Copplestone's other tell: he says he refused enterprise multimillion-dollar contracts that come with product demands, and grew on developer volume instead. Bottoms-up consumption, not top-down seats — the same shape as the token meters eating the rest of this market.
AT&T renewed its Adaptive ML deal and doubled the contract — fraud-case review dropped from six minutes to 30 seconds
A year in production, then the second purchase. That's the receipt a round never gives you.
AT&T just doubled its GPU footprint inside Adaptive ML's platform after a year of running tuned open-source models. The numbers it re-bought on: fraud-case review cut from six minutes to 30 seconds — 12x the throughput per analyst — and a tuned Gemma 12B doing call summaries 30% faster than general-purpose APIs.

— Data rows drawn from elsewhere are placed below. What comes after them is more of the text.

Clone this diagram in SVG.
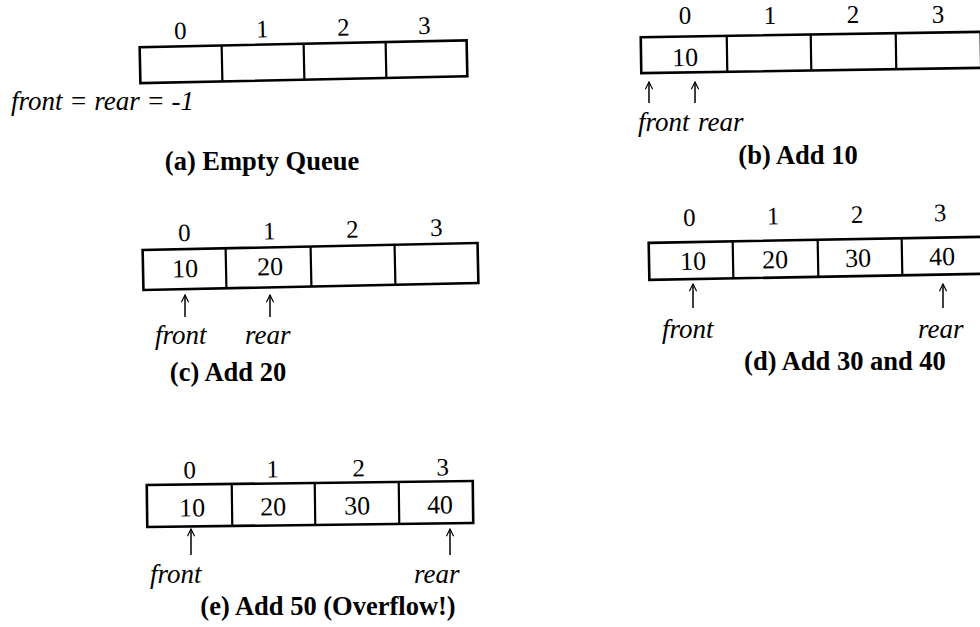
<svg xmlns="http://www.w3.org/2000/svg" width="980" height="627" viewBox="0 0 980 627">
  <defs>
    <style>
      .cell { fill: #fff; stroke: #000; stroke-width: 2.6; }
      .div { stroke: #000; stroke-width: 2.2; }
      .idx { font-family: "Liberation Serif", "Times New Roman", serif; font-size: 25px; text-anchor: middle; fill: #000; }
      .val { font-family: "Liberation Serif", "Times New Roman", serif; font-size: 26px; text-anchor: middle; fill: #000; }
      .ptr { font-family: "Liberation Serif", "Times New Roman", serif; font-size: 27px; font-style: italic; fill: #000; }
      .cap { font-family: "Liberation Serif", "Times New Roman", serif; font-size: 26.5px; font-weight: bold; text-anchor: middle; fill: #000; }
      .arrow { stroke: #000; stroke-width: 1.5; fill: none; marker-end: url(#head); }
    </style>
    <marker id="head" viewBox="0 0 10 10" refX="9" refY="5" markerWidth="9" markerHeight="9" orient="auto" markerUnits="userSpaceOnUse">
      <path d="M1,1 L9,5 L1,9" fill="none" stroke="#000" stroke-width="1.3"/>
    </marker>
  </defs>

  <!-- (a) empty queue -->
  <g id="queue-a">
    <g transform="rotate(-1.2 303.5 61.75)">
      <rect class="cell" x="140" y="43.75" width="327" height="36"/>
      <line class="div" x1="222" y1="43.75" x2="222" y2="79.75"/>
      <line class="div" x1="304" y1="43.75" x2="304" y2="79.75"/>
      <line class="div" x1="386" y1="43.75" x2="386" y2="79.75"/>
      <text class="idx" x="181" y="36.5">0</text>
      <text class="idx" x="263" y="36.5">1</text>
      <text class="idx" x="344" y="36.5">2</text>
      <text class="idx" x="425" y="36.5">3</text>
    </g>
    <text class="ptr" x="11" y="110">front = rear = -1</text>
    <text class="cap" x="262" y="170">(a) Empty Queue</text>
  </g>

  <!-- (b) add 10 -->
  <g id="queue-b">
    <g transform="rotate(-0.9 811 52.5)">
      <rect class="cell" x="641" y="34.5" width="340" height="36"/>
      <line class="div" x1="727" y1="34.5" x2="727" y2="70.5"/>
      <line class="div" x1="811" y1="34.5" x2="811" y2="70.5"/>
      <line class="div" x1="896" y1="34.5" x2="896" y2="70.5"/>
      <text class="val" x="685" y="64">10</text>
    </g>
    <text class="idx" x="685" y="24">0</text>
    <text class="idx" x="770" y="23.5">1</text>
    <text class="idx" x="853" y="23">2</text>
    <text class="idx" x="938" y="23">3</text>
    <text class="ptr" x="638" y="131">front</text>
    <text class="ptr" x="698" y="131">rear</text>
    <text class="cap" x="798" y="164">(b) Add 10</text>
  </g>

  <!-- (c) add 20 -->
  <g id="queue-c">
    <g transform="rotate(-1.2 310.5 266.5)">
      <rect class="cell" x="143" y="246.5" width="335" height="40"/>
      <line class="div" x1="226" y1="246.5" x2="226" y2="286.5"/>
      <line class="div" x1="311" y1="246.5" x2="311" y2="286.5"/>
      <line class="div" x1="395" y1="246.5" x2="395" y2="286.5"/>
      <text class="idx" x="185" y="238.5">0</text>
      <text class="idx" x="270" y="238.5">1</text>
      <text class="idx" x="353" y="238.5">2</text>
      <text class="idx" x="437" y="238.5">3</text>
      <text class="val" x="185" y="274.5">10</text>
      <text class="val" x="270" y="274.5">20</text>
    </g>
    <text class="ptr" x="155" y="344">front</text>
    <text class="ptr" x="245" y="344">rear</text>
    <text class="cap" x="228" y="381">(c) Add 20</text>
  </g>

  <!-- (d) add 30 and 40 -->
  <g id="queue-d">
    <g transform="rotate(-1.05 818 258.3)">
      <rect class="cell" x="649" y="239.8" width="338" height="37"/>
      <line class="div" x1="733" y1="239.8" x2="733" y2="276.8"/>
      <line class="div" x1="818" y1="239.8" x2="818" y2="276.8"/>
      <line class="div" x1="902" y1="239.8" x2="902" y2="276.8"/>
      <text class="idx" x="690" y="223.5">0</text>
      <text class="idx" x="774" y="223.5">1</text>
      <text class="idx" x="858" y="223.5">2</text>
      <text class="idx" x="941" y="223.5">3</text>
      <text class="val" x="693" y="267.5">10</text>
      <text class="val" x="775" y="267.5">20</text>
      <text class="val" x="858" y="267.5">30</text>
      <text class="val" x="942" y="267.5">40</text>
    </g>
    <text class="ptr" x="662" y="338">front</text>
    <text class="ptr" x="918" y="338">rear</text>
    <text class="cap" x="845" y="370">(d) Add 30 and 40</text>
  </g>

  <!-- (e) add 50: overflow -->
  <g id="queue-e">
    <g transform="rotate(-0.7 310 504)">
      <rect class="cell" x="147" y="483" width="326" height="42"/>
      <line class="div" x1="232" y1="483" x2="232" y2="525"/>
      <line class="div" x1="315" y1="483" x2="315" y2="525"/>
      <line class="div" x1="399" y1="483" x2="399" y2="525"/>
      <text class="idx" x="190" y="477">0</text>
      <text class="idx" x="273" y="477">1</text>
      <text class="idx" x="359" y="477">2</text>
      <text class="idx" x="443" y="477">3</text>
      <text class="val" x="192" y="515">10</text>
      <text class="val" x="273" y="515">20</text>
      <text class="val" x="357" y="515">30</text>
      <text class="val" x="440" y="515">40</text>
    </g>
    <text class="ptr" x="150" y="583">front</text>
    <text class="ptr" x="414" y="583">rear</text>
    <text class="cap" x="328" y="615">(e) Add 50 (Overflow!)</text>
  </g>

  <!-- pointer arrows -->
  <g id="connectors">
    <line class="arrow" x1="649" y1="103" x2="649" y2="82"/>
    <line class="arrow" x1="695" y1="103" x2="695" y2="82"/>
    <line class="arrow" x1="185" y1="317" x2="185" y2="295"/>
    <line class="arrow" x1="270" y1="317" x2="270" y2="295"/>
    <line class="arrow" x1="693" y1="308" x2="693" y2="284"/>
    <line class="arrow" x1="943" y1="308" x2="943" y2="284"/>
    <line class="arrow" x1="191" y1="555" x2="191" y2="529"/>
    <line class="arrow" x1="450" y1="555" x2="450" y2="529"/>
  </g>
</svg>
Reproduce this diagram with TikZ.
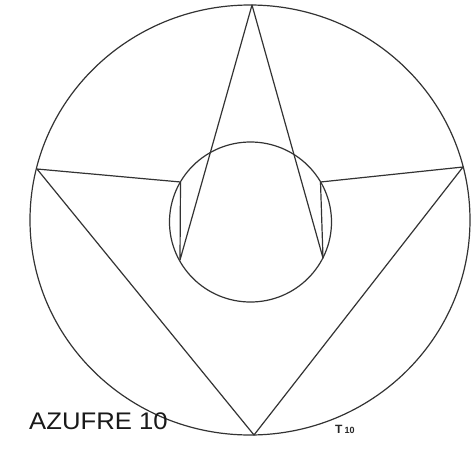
\documentclass[tikz,border=0pt]{standalone}
\usepackage{fontspec}
\setmainfont{Liberation Sans}
\begin{document}
\begin{tikzpicture}[x=1pt,y=-1pt,
  ln/.style={draw=black!80,line width=1.2pt,line join=round,line cap=round}]
\useasboundingbox[fill=white] (0,0) rectangle (471,453);
\coordinate (O) at (250,220);
\coordinate (I) at (250.5,222);
\coordinate (T) at (252,5);
\coordinate (B) at (254,435);
\coordinate (L) at (37,169);
\coordinate (R) at (463,167);
\coordinate (LT) at (180.5,182);
\coordinate (LB) at (180,260);
\coordinate (RT) at (320.5,182);
\coordinate (RB) at (323,258);
\draw[ln] (O) ellipse [x radius=220, y radius=215];
\draw[ln] (I) ellipse [x radius=81, y radius=80];
\draw[ln] (L) -- (LT) -- (LB) -- (T) -- (RB) -- (RT) -- (R) -- (B) -- cycle;
\node[anchor=base west,inner sep=0pt,font=\fontsize{24}{24}\selectfont,xscale=1.07,text=black!90] (lab) at (29,429.5) {AZUFRE 10};
\node[anchor=base west,inner sep=0pt,font=\fontsize{12}{12}\selectfont\bfseries,text=black!85] (tag) at (335,433.5) {T\,\fontsize{9}{9}\selectfont 10};
\end{tikzpicture}
\end{document}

The wedge is a carrier turning its own call and fraud data into a model nobody else can copy — and paying twice for it.
Why this is the validated-demand card and not another funding headline: the contract renewal doubles AT&T's capacity in GPU nodes after a full year of deployment, and the vendor embedded forward-deployed engineers inside AT&T's data-science teams. That's expansion, not a pilot.
The mechanism a newsroom could lift: AT&T moved off rented frontier calls to in-house reasoning models fine-tuned on its own proprietary data (fraud patterns, bilingual customer logs). A publisher's never-scraped archive is the same kind of asset — the question is whether you rent intelligence by the token or compound your own.
Receipts are operator-reported by the vendor, so read them as the strong claim they are, not an audited figure. But the re-buy is the part that's hard to fake.
AI-native product studios are pulling $1.4M–$4.1M in revenue per employee. The traditional shop next door: about $172K.
87% of small product studios now run AI in daily workflow. Adoption is nearly universal; results aren't. Studios that built AI into a structured system report $1.4M–$4.1M in revenue per employee, against roughly $172K at a traditional shop. That's the number a media-tools startup selling into a newsroom should have to show before a renewal. Right now those vendors report seats and usage. Revenue lift on the buyer's side rarely makes the deck.
A marquee-newsroom pilot won't prove agent containment or deepfake detection works. A second newsroom's unsubsidized renewal will.
Two wedges surfaced this week with no company built on them yet: containment for agents that go rogue, and detection for images that don't exist. Whoever ships either first will announce a pilot with a marquee newsroom, and the trade press will call it proof.
Watch instead for the second, unrelated newsroom that pays for the same tool six months on with no vendor discount attached. That's the receipt a workshop can't fake.
93% of enterprise AI budgets buy tech; 7% buys adoption. Forrester says a quarter of 2026 AI spend now slips to 2027.
Buying the AI is the easy 93%. Deloitte finds that's the share of enterprise AI budgets going to models, infrastructure and licenses — leaving 7% for the workflows, training and governance that make any of it land.
So it doesn't land. 79% of executives feel a productivity gain; 29% can measure one.
Forrester now projects enterprises will defer a quarter of planned 2026 AI spend into 2027 as returns stay invisible.
The second purchase needs a measured first one — and most buyers can't measure theirs.
Two more numbers from the same buyer-side read. BCG: teams juggling too many uncoordinated AI tools see 39% more errors. And the permission tax — some enterprises bought Copilot, then paused deployment for months because turning on an AI that surfaces anything a user can technically access exposed years of permission sprawl; utilization sat near 10% while the $30/seat meter ran. The spend shows up first; the value waits on the 7% nobody funded.